Later that night, Brooke got into an argument with her father about the eye surgery she wanted to have. It ended with Brooke storming upstairs to her bedroom and slamming shut the door, as she cried non-stop. After an hour, she fell into a deep sleep and didn’t wake up until the following morning.
Rubbing at her eyes, Brooke realized that they felt a little odd. Her eyelids felt unusually heaving that day and it took her a moment to realize that they were swollen shut. Panicking, she began to scream out to her father, whom came rushing into the room.
“What did you do?” he asked almost immediately when he saw his daughter’s swollen, red eyelids. “Is this all because I wouldn’t let you have that surgery?”
“No!” Brook exclaimed. “I don’t know what happened. I just woke up like this!”
Brooke’s father immediately called for a private doctor to look at his daughter and when he finally showed up, he seemed to be in shock by Brooke’s condition.

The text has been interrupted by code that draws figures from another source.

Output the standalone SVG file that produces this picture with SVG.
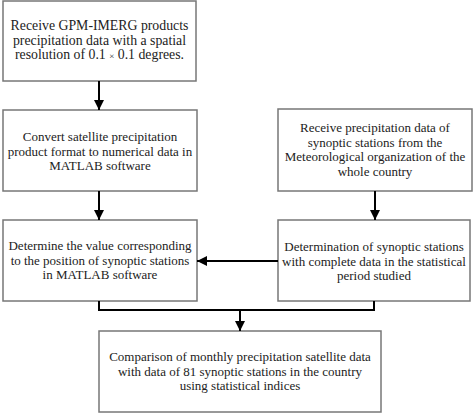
<svg xmlns="http://www.w3.org/2000/svg" width="474" height="413" viewBox="0 0 474 413">
<style>
.box{fill:#fff;stroke:#777;stroke-width:1.5}
.t{font-family:"Liberation Serif","Times New Roman",serif;font-size:13px;fill:#222;text-anchor:middle}
.t1{font-size:13.8px}
.c{fill:none;stroke:#000;stroke-width:2}
</style>
<defs>
<marker id="ah" markerUnits="userSpaceOnUse" markerWidth="12" markerHeight="12" refX="10" refY="5" orient="auto">
<path d="M0,0 L10,5 L0,10 Z" fill="#000"/>
</marker>
</defs>
<rect width="474" height="413" fill="#fff"/>
<g id="n1">
<rect class="box" x="3" y="1" width="193" height="80"/>
<text class="t t1" x="99.5" y="30">Receive GPM-IMERG products</text>
<text class="t t1" x="99.5" y="44.5">precipitation data with a spatial</text>
<text class="t t1" x="99.5" y="59">resolution of 0.1 <tspan font-size="9">×</tspan> 0.1 degrees.</text>
</g>
<g id="n2">
<rect class="box" x="3" y="110" width="194" height="81"/>
<text class="t" x="100" y="141">Convert satellite precipitation</text>
<text class="t" x="100" y="155.5">product format to numerical data in</text>
<text class="t" x="100" y="170">MATLAB software</text>
</g>
<g id="n3">
<rect class="box" x="3" y="220" width="194" height="81"/>
<text class="t" x="100" y="250">Determine the value corresponding</text>
<text class="t" x="100" y="264.5">to the position of synoptic stations</text>
<text class="t" x="100" y="279">in MATLAB software</text>
</g>
<g id="n4">
<rect class="box" x="278" y="109" width="194" height="82"/>
<text class="t" x="375" y="132">Receive precipitation data of</text>
<text class="t" x="375" y="146.5">synoptic stations from the</text>
<text class="t" x="375" y="161">Meteorological organization of the</text>
<text class="t" x="375" y="175.5">whole country</text>
</g>
<g id="n6">
<rect class="box" x="278" y="220" width="192" height="81"/>
<text class="t" x="374" y="251">Determination of synoptic stations</text>
<text class="t" x="374" y="265.5">with complete data in the statistical</text>
<text class="t" x="374" y="280">period studied</text>
</g>
<g id="n5">
<rect class="box" x="99" y="331" width="282" height="81"/>
<text class="t" x="240" y="361">Comparison of monthly precipitation satellite data</text>
<text class="t" x="240" y="375.5">with data of 81 synoptic stations in the country</text>
<text class="t" x="240" y="390">using statistical indices</text>
</g>
<g id="connectors">
<line class="c" x1="99" y1="81" x2="99" y2="110" marker-end="url(#ah)"/>
<line class="c" x1="99" y1="191" x2="99" y2="220" marker-end="url(#ah)"/>
<line class="c" x1="375" y1="191" x2="375" y2="220" marker-end="url(#ah)"/>
<line class="c" x1="278" y1="261" x2="197" y2="261" marker-end="url(#ah)"/>
<polyline class="c" points="99,301 99,310 374,310 374,301"/>
<line class="c" x1="240" y1="310" x2="240" y2="331" marker-end="url(#ah)"/>
</g>
</svg>
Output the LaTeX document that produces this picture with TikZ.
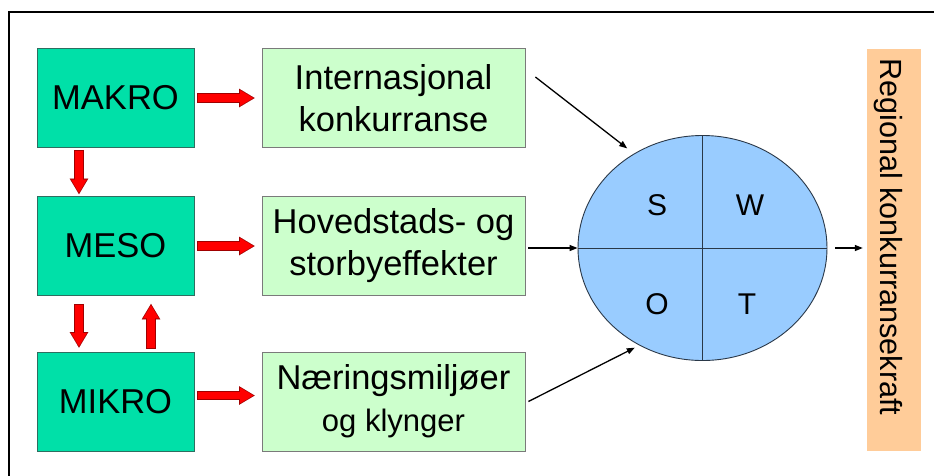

“I don’t know what could have caused this,” he told Brooke and her father, as he shined a light at both of the swollen mounds on Brooke’s face. “All I can think of is that a spider bit her and she had an allergic reaction. Just make sure she takes these pills and hopefully the swelling will go down. I also included an ointment to apply on the outside, but you’ll have to put bandages overtop. If it doesn’t get better in a few days, contact me right away.”
The doctor gave Brook’s father a container of pills and a bottle of ointment, and then saw himself out. After a couple of days of staying in bed and being served on, the swelling did, eventually, begin to go down. On the morning of the third day, Brooke felt like she’d soon be ready to take off the bandages around her eyes.
“Brooke,” one of her maid’s called out to her from the doorway. “An old woman says she’s here to see you. Should I let her in?”
Brooke remember the old lady she had met, whom had accurately told her what would happen if she wanted her to change the colour of her eyes. Perhaps the old woman wasn’t as crazy as she had first thought. Telling the maid to let the lady in, Brooke waited patiently in her bed, until she heard the sounds a cane hitting the floor and a set of footsteps renter her room.
“I see you’ve healed up nicely,” the old woman’s voice remarked. “You could probably take off those bandages now, though.”
“What exactly did you do to me?” Brooke asked, ignoring the woman’s remarks. “How did you make my eyes swell?”
“I told you already,” the lady replied with a shaky voice. “I’m a witch. Now, why don’t you take off your bandages and go look at your new eyes?”
Doing as she was told, Brooke took off her bandages, before slowly finding her way to the bathroom that connected to her room. Once there, she opened her eyes and saw, with great surprise, that her eyes were a beautiful sky-blue colour.
Turning back to head into her bedroom, her joy slowly turned into something else, when she saw a little boy staring at her from inside her closet. His hair was jet black and his skin was ghostly pale. When he backed up into the shadows of her walk-in closet, his eyes glowed yellow in the dark.
“W-Who or what is that,” she stammered, when suddenly she noticed a pale hand coming out from underneath her bed. “Is that a dead body under my bed?!”
A dog’s growling suddenly filled the room, and Brooke looked over to see a zombie-like dog sliding its way across the floor towards her. She screamed and found herself out in the hallway at the top of the giant staircase that led to the main foyer.
“I told you that you didn’t want eyes like mine,” the old woman taunted from the main entrance, as she headed out the door. “You’ll end up being able to see the dead.”
Brooke tore her eyes away from the creatures crawling out of her bedroom door long enough to look down at the elderly woman for the first time that day and saw, just before she left, that the old woman’s eyes were a boring, brown colour.
Suddenly, a hand gripped Brooke’s shoulder and something else wrapped around her ankle, but she was frozen to the spot, too afraid to look behind her because of what she might see.